Rather than presenting another full-on opera production, Parada has strung together famous opera arias and duets to create what she describes as a kind of “Opera’s Greatest Hits event,” known here as Alley Oop.
The one-night-only, intimate operascape in an alley and parking lot facing gritty 7th Avenue (between 1st and 2nd Streets S.W.) features the singing of a quartet of highly trained sopranos, accompanied by a Calgary-based string quartet, Volante.
Performing chart toppers by Puccini, Mozart, Delibes and Saint-saens — and thereby giving people a different perspective on “place,” Parada says — are mezzosoprano Alicia Woynarski, a finalist in the Metropolitan Opera’s Regional Council Auditions; coloratura soprano Lauren Woods; mezzo-soprano Barbara King; and soprano Michele Cusson.
The singers’ Greco-romanesque costumes, complete with gigantic headpieces, are by Alberta fashion designer Natasha Lazarovic. Admission ($42) includes: Ticket and passport pickup on Stephen Avenue (6 p.m.).
Pre-performance party hosted by Stephen Avenue businesses (6 p.m.)
Says Parada, “Then (at 8:45 p.m.) the event patrons will be led by a stilt walker into the back alley. . . .”
My Life in Widening Circles is the title of the Land’s End Chamber Ensemble CD launch and concert on Saturday at the Rozsa Centre.
Representing the Calgary group’s third recording on the Centrediscs label of the Canadian Music Centre, the CD is devoted to music by R. Murray Schafer, a renowned Canadian renaissance man — composer, philosopher, scholar, scientist, poet, author and artist.

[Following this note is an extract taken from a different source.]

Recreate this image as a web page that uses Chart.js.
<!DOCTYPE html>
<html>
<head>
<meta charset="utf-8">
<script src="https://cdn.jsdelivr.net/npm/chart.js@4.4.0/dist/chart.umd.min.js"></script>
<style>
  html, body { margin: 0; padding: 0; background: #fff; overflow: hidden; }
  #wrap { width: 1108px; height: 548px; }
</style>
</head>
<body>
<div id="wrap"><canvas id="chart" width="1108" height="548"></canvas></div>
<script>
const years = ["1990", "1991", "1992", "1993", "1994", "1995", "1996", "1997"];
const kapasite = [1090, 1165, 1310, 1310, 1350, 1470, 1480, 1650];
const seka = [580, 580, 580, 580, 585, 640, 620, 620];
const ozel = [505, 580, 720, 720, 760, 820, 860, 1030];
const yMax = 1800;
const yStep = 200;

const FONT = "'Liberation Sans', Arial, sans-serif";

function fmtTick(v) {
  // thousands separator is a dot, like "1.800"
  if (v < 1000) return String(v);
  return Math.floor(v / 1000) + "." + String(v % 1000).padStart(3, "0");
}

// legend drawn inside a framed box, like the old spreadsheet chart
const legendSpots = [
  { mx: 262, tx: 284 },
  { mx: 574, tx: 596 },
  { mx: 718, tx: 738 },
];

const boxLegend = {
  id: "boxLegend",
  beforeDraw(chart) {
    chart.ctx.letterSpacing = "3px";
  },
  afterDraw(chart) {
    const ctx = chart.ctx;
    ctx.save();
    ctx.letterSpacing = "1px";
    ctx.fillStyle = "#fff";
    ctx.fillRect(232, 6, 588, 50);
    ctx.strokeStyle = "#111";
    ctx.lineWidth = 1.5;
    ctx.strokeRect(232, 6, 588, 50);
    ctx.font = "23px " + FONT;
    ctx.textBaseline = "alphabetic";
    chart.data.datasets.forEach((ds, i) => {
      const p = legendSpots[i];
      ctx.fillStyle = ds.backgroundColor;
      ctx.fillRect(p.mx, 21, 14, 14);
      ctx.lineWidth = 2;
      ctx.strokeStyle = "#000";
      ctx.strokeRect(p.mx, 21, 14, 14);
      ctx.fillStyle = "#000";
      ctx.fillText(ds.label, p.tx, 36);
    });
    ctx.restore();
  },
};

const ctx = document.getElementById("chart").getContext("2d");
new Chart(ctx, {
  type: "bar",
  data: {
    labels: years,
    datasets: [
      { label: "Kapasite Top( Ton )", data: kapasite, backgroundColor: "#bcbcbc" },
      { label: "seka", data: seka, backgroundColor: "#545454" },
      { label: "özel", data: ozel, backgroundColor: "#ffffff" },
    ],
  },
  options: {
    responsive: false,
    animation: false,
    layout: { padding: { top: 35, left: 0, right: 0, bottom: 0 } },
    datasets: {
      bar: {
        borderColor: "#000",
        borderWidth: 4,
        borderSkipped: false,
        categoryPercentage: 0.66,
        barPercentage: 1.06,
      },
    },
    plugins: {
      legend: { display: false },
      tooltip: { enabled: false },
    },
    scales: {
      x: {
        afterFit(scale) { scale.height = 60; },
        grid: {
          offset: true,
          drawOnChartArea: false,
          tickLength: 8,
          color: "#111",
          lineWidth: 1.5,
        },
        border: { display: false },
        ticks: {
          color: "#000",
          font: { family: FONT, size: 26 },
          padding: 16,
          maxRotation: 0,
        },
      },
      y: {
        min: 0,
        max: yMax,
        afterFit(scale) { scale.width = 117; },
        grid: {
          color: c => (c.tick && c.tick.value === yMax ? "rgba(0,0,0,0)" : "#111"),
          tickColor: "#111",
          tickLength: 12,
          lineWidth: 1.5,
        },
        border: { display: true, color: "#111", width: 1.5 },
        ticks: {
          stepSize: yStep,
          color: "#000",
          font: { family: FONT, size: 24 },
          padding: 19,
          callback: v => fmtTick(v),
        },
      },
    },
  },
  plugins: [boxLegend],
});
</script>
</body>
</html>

The disc focuses on his chamber music, both instrumental and with voice, from three different periods of Schafer’s life.
The title of the CD comes from the first line of Schafer’s Six Songs on Rilke’s Book of Hours (2006): “I live my life in widening circles.”
The concert also features music by Roydon Tse, the UBC winner of the Land’s End Composers Competition, and T. Patrick Carabre, former artistic director of the Winnipeg New Music Festival.
The concert is at 8 p.m. Tickets are at the door, or call 403-220-7202.
A Skype talk by Schafer himself at 7:15 p.m. will precede the concert.
Flamenco fans take note: Canada’s rising star in the flamenco guitar world, Gareth Owen, performs in concert on Friday at Cardel Theatre.
The 24-year-old son of late flamenco guitarist Harry Owen and dancer Veronica Maguire, Owen has lived and breathed flamenco all his young life.
Calgary flamenco guitarist and aficionado Peter Knight, who was taught by father Harry in Toronto in the early 1980s, remembers Gareth as a toddler, barely over a year old.
“I can recall going to his house with a Gypsy Kings cassette in hand, and when we put it on, he leaned up against the chair I was sitting in and bopped along for one side. He used to shake whenever a guitar was pulled out.
“And now he’s the face of flamenco guitar in our country.”
Now West Coast-based, Owen lived for a time in Jerez de la Frontera, where he studied with guitarists Jesus Alvarez and Nino Jero before cutting his first solo album, Gareth Owen Flamenco Guitar, in 2008.
Owen has performed to critical acclaim at festivals throughout Canada and is currently touring in support of his newest album, El Cobre.
Concert: 7:30 p.m. Tickets: Call 403-289-9660. The theatre is at 180 Quarry Park Blvd. S.E.
Mix and mingle on Sunday with Calgary dancers at Dance ’n’ Dogs, a free social event to celebrate International Dance Day.
No, it’s not a canine show where cute dogs in funny costumes bop around on their hind legs to music.
It’s a chance to get together over a little food and drink with dancers Helen Husak, Naomi Brand and Veronica Benz of the Calgary Contemporary Dance Collective, co-sponsor of the shindig social — which runs 7 p.m.to 9 p.m. at Tubby Dog, 1022 17 Ave. SW.